Wrogowie zachowują się całkiem przyzwoicie i widać, że SI nie jest najgorsza, choć zdarzało mi się, że od czasu do czasu robili coś głupiego. Trochę gorzej wyglądały walki z bossami, które lekko zawodziły. Większość z nich nie była zbyt wymagająca, co najwyżej monotonna. Dotyczy to przede wszystkim ostatniej części finalnej walki, która na eksperckim poziomie trudności ciągnęła się niemiłosiernie i polegała na powtarzaniu bez przerwy tej samej sekwencji ruchów.

Za to same moce są godne każdego nadczłowieka. Można przyczepić się do tego, że wyssane talenty mają podobne działanie, ale byłoby to niesprawiedliwe. Asortyment umiejętności, jaki otrzymujemy, jest dość szeroki, a każda moc dopasowana do innego stylu gry. Jeśli ktoś lubi walkę na małej odległości z wieloma przeciwnikami, ma do tego odpowiednie narzędzia, zwolennicy starć na dystans i wyłuskiwania pojedynczych przeciwników również znajdą coś dla siebie, podobnie jak fani walki w pełnym zwarciu.

Widok nowej generacji

Prawie tak samo wysoko jak mechanikę walki oceniam to, jak wykorzystano nowe możliwości graficzne PlayStation 4. Widoki, które roztaczają się przed nami, są po prostu cudowne i nie ma w tym nawet odrobiny przesady. Seatle wygląda świetnie pod każdym względem i chwilami przyćmiewa nawet to, co zaprezentowano nam w Killzone: Shadowfall. Ulice i budynki są pełne szczegółów, a wszystko potęgują świetnie zaimplementowane zmiany pogody.
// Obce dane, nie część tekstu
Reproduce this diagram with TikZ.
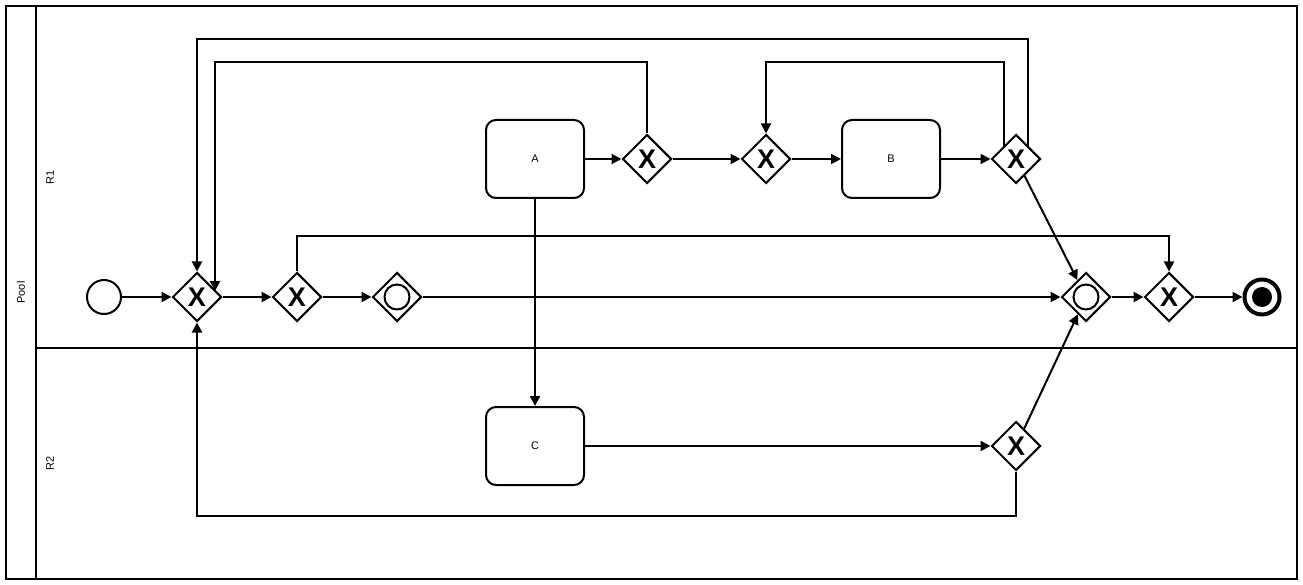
\documentclass[tikz,border=0pt]{standalone}
\usepackage{fontspec}
\setmainfont{Liberation Sans}
\usetikzlibrary{shapes.geometric,arrows.meta,calc}
\begin{document}
\begin{tikzpicture}[x=1pt,y=-1pt,line width=2pt,
  lbl/.style={font=\fontsize{11}{13}\selectfont},
  task/.style={draw,rounded corners=10pt,minimum width=98pt,minimum height=78pt,inner sep=0pt,lbl},
  xgw/.style={draw,diamond,minimum width=49pt,minimum height=49pt,inner sep=0pt,fill=white,font=\fontsize{27}{27}\selectfont\bfseries},
  ogw/.style={draw,diamond,minimum width=49pt,minimum height=49pt,inner sep=0pt,fill=white,
    path picture={\draw[line width=2pt] (path picture bounding box.center) circle[radius=12.5pt];}},
  flow/.style={-{Triangle[length=10pt,width=10pt]}}]
\useasboundingbox (0,0) rectangle (1303,585);
% pool and lanes
\draw (6,6) rectangle (1297,579);
\draw (36,6) -- (36,579);
\draw (36,348) -- (1297,348);
\node[lbl,rotate=90] (pool) at (21,292.5) {Pool};
\node[lbl,rotate=90] (r1) at (50,177) {R1};
\node[lbl,rotate=90] (r2) at (50,463) {R2};
% helper rows
\coordinate (top1) at (0,39);
\coordinate (top2) at (0,62);
% nodes
\node[circle,draw,minimum size=34pt,inner sep=0pt] (start) at (104,297) {};
\node[xgw] (g1) at (197,297) {X};
\node[xgw] (g2) at (297,297) {X};
\node[ogw] (g3) at (397,297) {};
\node[task] (a) at (535,159) {A};
\node[xgw] (g4) at (647,159) {X};
\node[xgw] (g5) at (766,159) {X};
\node[task] (b) at (891,159) {B};
\node[xgw] (g6) at (1016,159) {X};
\node[ogw] (g7) at (1086,297) {};
\node[xgw] (g8) at (1169,297) {X};
\node[circle,draw,line width=4pt,minimum size=35pt,inner sep=0pt,
  path picture={\fill (path picture bounding box.center) circle[radius=10pt];}] (end) at (1262,297) {};
\node[task] (c) at (535,446) {C};
\node[xgw] (g9) at (1016,446) {X};
% flows
\draw[flow] (start) -- (g1);
\draw[flow] (g1) -- (g2);
\draw[flow] (g2) -- (g3);
\draw[flow] (g3) -- (g7);
\draw[flow] (g7) -- (g8);
\draw[flow] (g8) -- (end);
\draw[flow] (g2.north) -- ++(0,-35) -| (g8.north);
\draw[flow] (a) -- (g4);
\draw[flow] (g4) -- (g5);
\draw[flow] (g5) -- (b);
\draw[flow] (b) -- (g6);
\draw[flow] (a) -- (c);
\draw[flow] (c) -- (g9);
\draw[flow] (g6) -- (g7);
\draw[flow] (g9) -- (g7);
\coordinate (g1ne) at ($(g1.center)+(18,-6)$);
\draw[flow] (g4.north) -- (g4.north |- top2) -| (g1ne);
\coordinate (g6l) at ($(g6.center)+(-12,-12)$);
\coordinate (g6r) at ($(g6.center)+(12,-12)$);
\draw[flow] (g6l) -- (g6l |- top2) -| (g5.north);
\draw[flow] (g6r) -- (g6r |- top1) -| (g1.north);
\draw[flow] (g9.south) -- ++(0,44) -| (g1.south);
\end{tikzpicture}
\end{document}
Animacje i cutscenki stworzone na silniku gry prezentują się równie dobrze. Aktorów wcielających się w postacie dokładnie zeskanowano, praktycznie tworząc ich wirtualne kopie. Sprawdziło się to idealnie np. w trakcie rozmów, gdzie widać nawet niewielkie zmiany napięcia mięśni twarzy, czy też to, że któryś rozmówców żuje gumę. Sposób poruszania się jest również dużo płynniejszy – widać, że tym razem ruch był nagrywany w tym samym czasie co dialogi.

Sami aktorzy spisali się na medal. Oczywiście na pierwszym planie błyszczy Troy Baker, który nadał Delsinowi prawdziwego kolorytu i dosłownie tchnął weń życie. Pozostali aktorzy, pomimo że nie dano im tak wielkiego pola do popisu, utrzymują poziom i we wspólnych scenach dotrzymują kroku Bakerowi. Co ciekawe, przyzwoicie wygląda też polska wersja językowa, która jest na wyższym poziomie niż to, co przeciętnie dostają gracze z kraju nad Wisłą.

Wzloty i upadki

Najnowsze dziecko Sucker Punch jest co najmniej bardzo dobrą produkcją, ale mimo wszystko nie sprostało pokładanym w nim nadziejom. Bez wątpienia jest to jedna z najlepiej wyglądających gier, przy jakich miałem przyjemność spędzać czas, do tego rewelacyjna strzelanina TPP, ale nic ponad to. Zabrakło mi tutaj nowego otwarcia i powiewu świeżości, czegoś, nad czym mógłbym się prawdziwie zachwycać. Zamiast tego otrzymaliśmy mało ambitny sandbox, w którym momentami jest mniej do roboty niż w poprzednich odsłonach.

Czy zatem warto chwycić za inFamous? Jak najbardziej tak. Jest to tytuł, w który muszą zagrać wszyscy, posiadający nową konsolę Sony. Kwestią jest tutaj nie "czy", ale "kiedy" to zrobić. Fani serii powinni już ruszać do sklepów, podobnie każdy, komu wystarczy solidna rozgrywka i grafika. Pozostali spokojnie mogą poczekać na obniżkę cen.